→ **Exercise objective**
Produce an exact copy of all the data below, dropping every image.

→ **Information provided**
* Begin *

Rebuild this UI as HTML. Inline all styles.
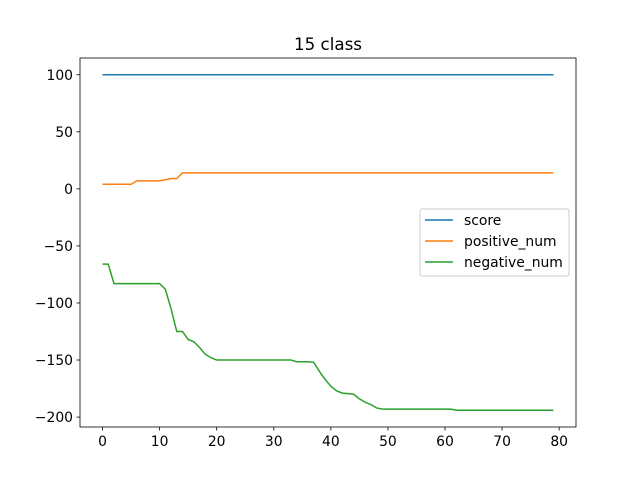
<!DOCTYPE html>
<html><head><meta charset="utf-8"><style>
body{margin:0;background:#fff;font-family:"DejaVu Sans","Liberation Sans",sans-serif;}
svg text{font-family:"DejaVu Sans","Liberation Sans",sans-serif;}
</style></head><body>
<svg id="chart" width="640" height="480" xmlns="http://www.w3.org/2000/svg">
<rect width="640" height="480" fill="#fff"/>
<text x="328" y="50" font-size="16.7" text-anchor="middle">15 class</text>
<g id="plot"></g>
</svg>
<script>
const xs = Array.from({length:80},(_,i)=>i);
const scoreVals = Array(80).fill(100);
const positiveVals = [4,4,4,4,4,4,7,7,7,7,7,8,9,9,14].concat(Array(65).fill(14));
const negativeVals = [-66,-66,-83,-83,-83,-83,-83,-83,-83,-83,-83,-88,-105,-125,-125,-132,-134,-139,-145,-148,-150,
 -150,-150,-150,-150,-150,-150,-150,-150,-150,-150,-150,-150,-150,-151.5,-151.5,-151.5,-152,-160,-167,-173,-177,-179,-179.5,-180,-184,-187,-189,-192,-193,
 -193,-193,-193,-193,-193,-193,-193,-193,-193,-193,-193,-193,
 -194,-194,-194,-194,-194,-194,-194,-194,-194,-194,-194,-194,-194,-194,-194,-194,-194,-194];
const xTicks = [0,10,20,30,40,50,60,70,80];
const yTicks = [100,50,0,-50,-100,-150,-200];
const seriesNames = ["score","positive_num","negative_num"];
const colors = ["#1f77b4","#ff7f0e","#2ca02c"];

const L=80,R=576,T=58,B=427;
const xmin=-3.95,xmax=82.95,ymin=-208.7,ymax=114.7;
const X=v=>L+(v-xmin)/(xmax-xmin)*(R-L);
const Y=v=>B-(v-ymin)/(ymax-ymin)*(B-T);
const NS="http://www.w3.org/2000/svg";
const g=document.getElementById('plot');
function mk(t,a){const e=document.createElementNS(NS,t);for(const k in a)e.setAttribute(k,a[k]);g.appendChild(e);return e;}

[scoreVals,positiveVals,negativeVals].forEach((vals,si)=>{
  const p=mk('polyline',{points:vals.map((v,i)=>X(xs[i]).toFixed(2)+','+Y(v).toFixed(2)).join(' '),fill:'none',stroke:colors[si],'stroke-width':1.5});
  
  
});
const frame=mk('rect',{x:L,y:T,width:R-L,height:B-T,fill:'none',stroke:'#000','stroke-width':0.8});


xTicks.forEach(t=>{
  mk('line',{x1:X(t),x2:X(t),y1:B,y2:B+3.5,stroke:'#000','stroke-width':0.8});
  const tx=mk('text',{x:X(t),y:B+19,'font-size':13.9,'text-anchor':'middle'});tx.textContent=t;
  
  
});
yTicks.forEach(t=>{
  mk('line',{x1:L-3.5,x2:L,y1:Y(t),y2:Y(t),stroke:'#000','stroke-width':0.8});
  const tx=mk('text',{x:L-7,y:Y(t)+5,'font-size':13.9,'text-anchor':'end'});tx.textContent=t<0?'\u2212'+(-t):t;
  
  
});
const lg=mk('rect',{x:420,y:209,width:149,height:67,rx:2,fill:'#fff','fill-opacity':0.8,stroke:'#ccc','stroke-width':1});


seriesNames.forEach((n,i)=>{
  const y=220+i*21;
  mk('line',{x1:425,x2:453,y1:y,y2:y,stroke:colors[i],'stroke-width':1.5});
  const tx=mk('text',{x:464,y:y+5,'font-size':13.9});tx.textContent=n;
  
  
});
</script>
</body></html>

* End *

→ **Result of the task**
Rebuild this UI as HTML. Inline all styles.
<!DOCTYPE html>
<html><head><meta charset="utf-8"><style>
body{margin:0;background:#fff;font-family:"DejaVu Sans","Liberation Sans",sans-serif;}
svg text{font-family:"DejaVu Sans","Liberation Sans",sans-serif;}
</style></head><body>
<svg id="chart" width="640" height="480" xmlns="http://www.w3.org/2000/svg">
<rect width="640" height="480" fill="#fff"/>
<text x="328" y="50" font-size="16.7" text-anchor="middle">15 class</text>
<g id="plot"></g>
</svg>
<script>
const xs = Array.from({length:80},(_,i)=>i);
const scoreVals = Array(80).fill(100);
const positiveVals = [4,4,4,4,4,4,7,7,7,7,7,8,9,9,14].concat(Array(65).fill(14));
const negativeVals = [-66,-66,-83,-83,-83,-83,-83,-83,-83,-83,-83,-88,-105,-125,-125,-132,-134,-139,-145,-148,-150,
 -150,-150,-150,-150,-150,-150,-150,-150,-150,-150,-150,-150,-150,-151.5,-151.5,-151.5,-152,-160,-167,-173,-177,-179,-179.5,-180,-184,-187,-189,-192,-193,
 -193,-193,-193,-193,-193,-193,-193,-193,-193,-193,-193,-193,
 -194,-194,-194,-194,-194,-194,-194,-194,-194,-194,-194,-194,-194,-194,-194,-194,-194,-194];
const xTicks = [0,10,20,30,40,50,60,70,80];
const yTicks = [100,50,0,-50,-100,-150,-200];
const seriesNames = ["score","positive_num","negative_num"];
const colors = ["#1f77b4","#ff7f0e","#2ca02c"];

const L=80,R=576,T=58,B=427;
const xmin=-3.95,xmax=82.95,ymin=-208.7,ymax=114.7;
const X=v=>L+(v-xmin)/(xmax-xmin)*(R-L);
const Y=v=>B-(v-ymin)/(ymax-ymin)*(B-T);
const NS="http://www.w3.org/2000/svg";
const g=document.getElementById('plot');
function mk(t,a){const e=document.createElementNS(NS,t);for(const k in a)e.setAttribute(k,a[k]);g.appendChild(e);return e;}

[scoreVals,positiveVals,negativeVals].forEach((vals,si)=>{
  const p=mk('polyline',{points:vals.map((v,i)=>X(xs[i]).toFixed(2)+','+Y(v).toFixed(2)).join(' '),fill:'none',stroke:colors[si],'stroke-width':1.5});
  
  
});
const frame=mk('rect',{x:L,y:T,width:R-L,height:B-T,fill:'none',stroke:'#000','stroke-width':0.8});


xTicks.forEach(t=>{
  mk('line',{x1:X(t),x2:X(t),y1:B,y2:B+3.5,stroke:'#000','stroke-width':0.8});
  const tx=mk('text',{x:X(t),y:B+19,'font-size':13.9,'text-anchor':'middle'});tx.textContent=t;
  
  
});
yTicks.forEach(t=>{
  mk('line',{x1:L-3.5,x2:L,y1:Y(t),y2:Y(t),stroke:'#000','stroke-width':0.8});
  const tx=mk('text',{x:L-7,y:Y(t)+5,'font-size':13.9,'text-anchor':'end'});tx.textContent=t<0?'\u2212'+(-t):t;
  
  
});
const lg=mk('rect',{x:420,y:209,width:149,height:67,rx:2,fill:'#fff','fill-opacity':0.8,stroke:'#ccc','stroke-width':1});


seriesNames.forEach((n,i)=>{
  const y=220+i*21;
  mk('line',{x1:425,x2:453,y1:y,y2:y,stroke:colors[i],'stroke-width':1.5});
  const tx=mk('text',{x:464,y:y+5,'font-size':13.9});tx.textContent=n;
  
  
});
</script>
</body></html>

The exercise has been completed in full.